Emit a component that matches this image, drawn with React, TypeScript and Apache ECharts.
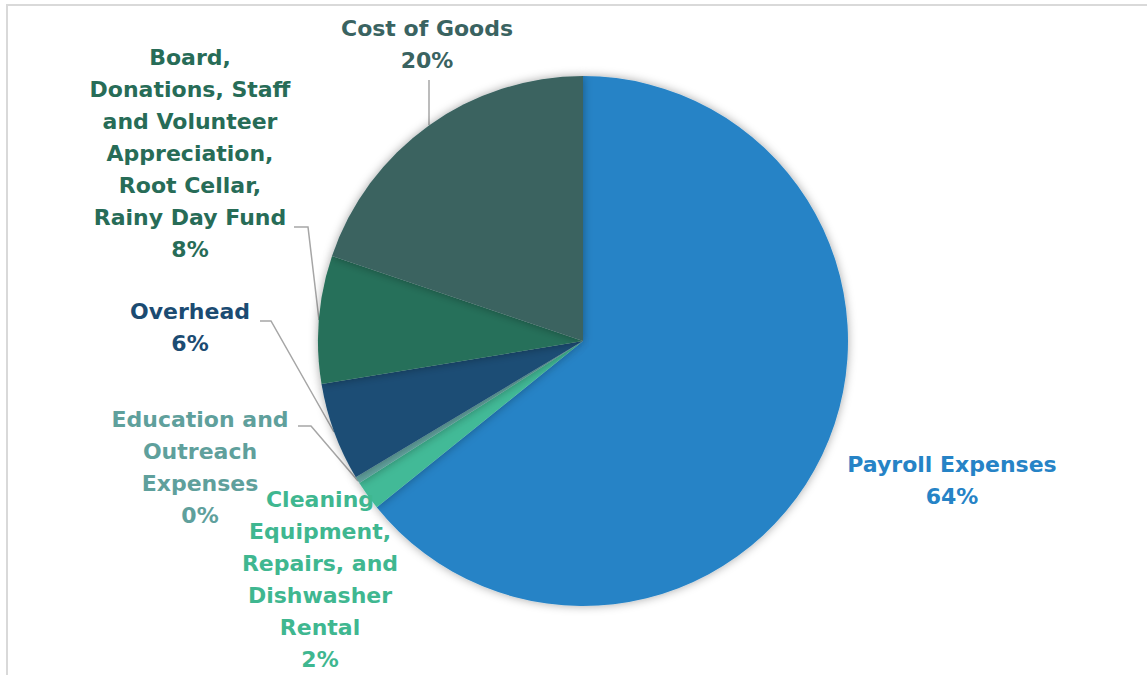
import React, { useEffect, useRef } from "react";
import * as echarts from "echarts";

const CATEGORIES = [
  "Payroll Expenses",
  "Cleaning\nEquipment,\nRepairs, and\nDishwasher\nRental",
  "Education and\nOutreach\nExpenses",
  "Overhead",
  "Board,\nDonations, Staff\nand Volunteer\nAppreciation,\nRoot Cellar,\nRainy Day Fund",
  "Cost of Goods",
];
const VALUES = [64.2, 1.8, 0.4, 6.0, 7.8, 19.8];
const COLORS = ["#2683C6", "#42BA97", "#62A39F", "#1C4E74", "#27705A", "#3A6361"];
const LABEL_COLORS = ["#2683C6", "#3FB790", "#5FA09C", "#1B4B72", "#276C57", "#3A6361"];

// label layout (centres of label blocks) and leader lines
const LABEL_POS: [number, number][] = [
  [952, 480],
  [320, 579],
  [200, 467],
  [190, 327],
  [190, 153],
  [427, 44],
];
const LEADERS: ([number, number][] | null)[] = [
  null,
  null,
  [[298, 426], [311, 426], [358, 481]],
  [[260, 321], [271, 321], [334, 432]],
  [[294, 227], [308, 227], [319, 320]],
  [[429, 80], [429, 80], [429, 125]],
];

export default function App() {
  const ref = useRef<HTMLDivElement>(null);
  useEffect(() => {
    document.body.style.margin = "0";
    if (!ref.current) return;
    const chart = echarts.init(ref.current, null, { renderer: "svg" });
    const total = VALUES.reduce((a, b) => a + b, 0);
    chart.setOption({
      animation: false,
      backgroundColor: "#ffffff",
      graphic: [
        {
          type: "rect",
          shape: { x: 7, y: 5, width: 1200, height: 700 },
          style: { fill: "none", stroke: "#d9d9d9", lineWidth: 2 },
          silent: true,
        },
      ],
      series: [
        {
          type: "pie",
          center: [583, 341],
          radius: [0, 265],
          startAngle: 90,
          clockwise: true,
          avoidLabelOverlap: false,
          itemStyle: {
            borderWidth: 0,
            shadowBlur: 10,
            shadowColor: "rgba(0,0,0,0.35)",
          },
          label: {
            show: true,
            fontFamily: "DejaVu Sans",
            fontWeight: "bold",
            fontSize: 22,
            lineHeight: 32,
            align: "center",
            formatter: (p: any) => `${p.name}\n${Math.round((p.value / total) * 100)}%`,
          },
          labelLine: {
            show: true,
            lineStyle: { color: "#a6a6a6", width: 1.5 },
          },
          labelLayout: (params: any) => {
            const i = params.dataIndex;
            const pos = LABEL_POS[i];
            const out: any = {
              x: pos[0],
              y: pos[1],
              align: "center",
              verticalAlign: "middle",
            };
            if (LEADERS[i]) out.labelLinePoints = LEADERS[i];
            return out;
          },
          data: CATEGORIES.map((name, i) => ({
            name,
            value: VALUES[i],
            itemStyle: { color: COLORS[i] },
            label: { color: LABEL_COLORS[i] },
            labelLine: { show: LEADERS[i] !== null },
          })),
        },
      ],
    });
    return () => chart.dispose();
  }, []);
  return <div ref={ref} style={{ width: 1147, height: 675 }} />;
}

####################

| What is being asked |
Take the material above from its first line through the line holding "import * as" and set it down exactly, without the pictures.

| Answer |
Emit a component that matches this image, drawn with React, TypeScript and Apache ECharts.
import React, { useEffect, useRef } from "react";
import * as echarts from "echarts";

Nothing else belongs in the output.